Ellenberg makes math fun while illustrating its importance. In the introduction and conclusion to How Not to Be Wrong, he talks to an imaginary student, a skeptic who voices the age-old question posed by math students everywhere: "When will I use this information?"
His answer, in short, is that you will use math constantly.
"The lessons of mathematics are simple ones, and there are no numbers in them: that there is structure in the world; that we can hope to understand some of it and not just gape at what our senses present to us; that our intuition is stronger with a formal exoskeleton than without one. Every time you observe that more of a good thing is not always better; or you remember that improbable things happen a lot, given enough chances...you are doing mathematics....You've been using mathematics since you were born."

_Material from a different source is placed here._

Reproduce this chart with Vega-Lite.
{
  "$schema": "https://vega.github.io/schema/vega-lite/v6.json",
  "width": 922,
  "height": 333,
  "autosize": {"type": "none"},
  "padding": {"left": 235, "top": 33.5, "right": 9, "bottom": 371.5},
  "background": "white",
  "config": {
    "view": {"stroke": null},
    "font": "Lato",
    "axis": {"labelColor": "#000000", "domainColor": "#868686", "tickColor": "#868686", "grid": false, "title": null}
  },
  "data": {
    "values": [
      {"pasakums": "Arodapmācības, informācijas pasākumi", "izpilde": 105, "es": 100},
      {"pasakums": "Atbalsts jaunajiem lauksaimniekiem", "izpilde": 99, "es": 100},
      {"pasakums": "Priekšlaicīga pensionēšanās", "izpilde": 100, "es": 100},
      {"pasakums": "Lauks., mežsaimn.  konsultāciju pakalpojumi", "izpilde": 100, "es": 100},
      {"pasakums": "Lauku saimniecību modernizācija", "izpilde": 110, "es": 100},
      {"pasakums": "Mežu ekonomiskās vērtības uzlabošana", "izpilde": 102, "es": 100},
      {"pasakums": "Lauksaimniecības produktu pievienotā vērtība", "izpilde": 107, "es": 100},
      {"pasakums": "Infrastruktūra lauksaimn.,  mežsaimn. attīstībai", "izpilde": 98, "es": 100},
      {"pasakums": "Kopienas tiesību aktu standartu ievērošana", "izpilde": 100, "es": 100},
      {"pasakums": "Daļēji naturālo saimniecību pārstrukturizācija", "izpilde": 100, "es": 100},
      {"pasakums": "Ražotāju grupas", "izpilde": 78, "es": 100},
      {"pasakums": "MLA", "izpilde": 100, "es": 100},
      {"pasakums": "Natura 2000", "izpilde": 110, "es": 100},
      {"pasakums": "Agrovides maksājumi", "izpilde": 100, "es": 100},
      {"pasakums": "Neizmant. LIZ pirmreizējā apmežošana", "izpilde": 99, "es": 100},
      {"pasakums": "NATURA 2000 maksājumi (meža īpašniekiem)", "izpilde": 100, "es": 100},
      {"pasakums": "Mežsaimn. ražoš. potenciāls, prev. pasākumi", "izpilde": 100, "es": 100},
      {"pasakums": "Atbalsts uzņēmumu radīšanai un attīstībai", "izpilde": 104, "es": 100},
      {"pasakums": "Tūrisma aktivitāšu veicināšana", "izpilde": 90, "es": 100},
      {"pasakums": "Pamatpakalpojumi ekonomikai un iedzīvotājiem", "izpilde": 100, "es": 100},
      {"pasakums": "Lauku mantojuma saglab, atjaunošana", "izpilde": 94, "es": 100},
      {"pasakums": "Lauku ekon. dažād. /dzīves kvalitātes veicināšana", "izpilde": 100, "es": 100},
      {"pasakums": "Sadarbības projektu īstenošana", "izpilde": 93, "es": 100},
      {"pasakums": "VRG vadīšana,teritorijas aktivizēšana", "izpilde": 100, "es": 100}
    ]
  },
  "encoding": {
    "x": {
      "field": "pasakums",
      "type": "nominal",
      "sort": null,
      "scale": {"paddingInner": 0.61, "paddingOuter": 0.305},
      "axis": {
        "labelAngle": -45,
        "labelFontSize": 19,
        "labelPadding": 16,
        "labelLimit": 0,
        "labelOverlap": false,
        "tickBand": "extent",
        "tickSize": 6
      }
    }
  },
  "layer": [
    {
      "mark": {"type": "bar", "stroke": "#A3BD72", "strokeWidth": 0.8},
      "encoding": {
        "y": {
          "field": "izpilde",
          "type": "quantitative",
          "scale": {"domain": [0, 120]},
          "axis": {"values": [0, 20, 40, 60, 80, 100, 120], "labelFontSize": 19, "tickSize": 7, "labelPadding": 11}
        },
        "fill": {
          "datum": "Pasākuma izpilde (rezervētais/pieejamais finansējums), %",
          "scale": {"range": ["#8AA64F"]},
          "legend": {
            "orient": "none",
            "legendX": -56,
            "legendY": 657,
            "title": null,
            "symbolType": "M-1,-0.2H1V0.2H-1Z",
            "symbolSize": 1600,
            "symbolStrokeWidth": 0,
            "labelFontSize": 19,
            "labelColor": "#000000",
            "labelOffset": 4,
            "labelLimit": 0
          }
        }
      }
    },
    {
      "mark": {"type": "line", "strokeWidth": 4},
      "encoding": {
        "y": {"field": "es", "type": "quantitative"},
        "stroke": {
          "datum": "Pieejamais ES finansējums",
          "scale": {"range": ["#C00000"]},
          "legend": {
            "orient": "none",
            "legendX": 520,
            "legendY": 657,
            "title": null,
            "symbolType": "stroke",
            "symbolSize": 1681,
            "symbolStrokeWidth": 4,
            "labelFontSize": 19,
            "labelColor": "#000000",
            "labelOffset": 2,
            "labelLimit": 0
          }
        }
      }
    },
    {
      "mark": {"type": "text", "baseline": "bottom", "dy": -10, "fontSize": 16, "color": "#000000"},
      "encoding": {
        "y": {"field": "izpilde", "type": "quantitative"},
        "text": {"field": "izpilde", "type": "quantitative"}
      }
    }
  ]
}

But that's not all. The other key takeaway is that humans have a responsibility when it comes to math. With knowledge comes power.
As Ellenberg exhorts us: "Use it well."
The Iron Man theory of math
Math is like an atomic-powered prosthesis that you attach to your common sense, vastly multiplying its reach and strength. Despite the power of mathematics, and despite its sometimes forbidding notation and abstraction, the actual mental work involved is little different from the way we think about more down-to-earth problems. I find it helpful to keep in mind an image of Iron Man punching a hole through a brick wall. On the one hand, the actual wall-breaking force is being supplied, not by Tony Stark's muscles, but by a series of exquisitely synchronized servomechanisms powered by a compact beta particle generator. On the other hand, from Tony Stark's point of view, what he is doing is punching a wall, exactly as he would without the armor. Only much, much harder.
To paraphrase Clausewitz: Mathematics is the extension of common sense by other means.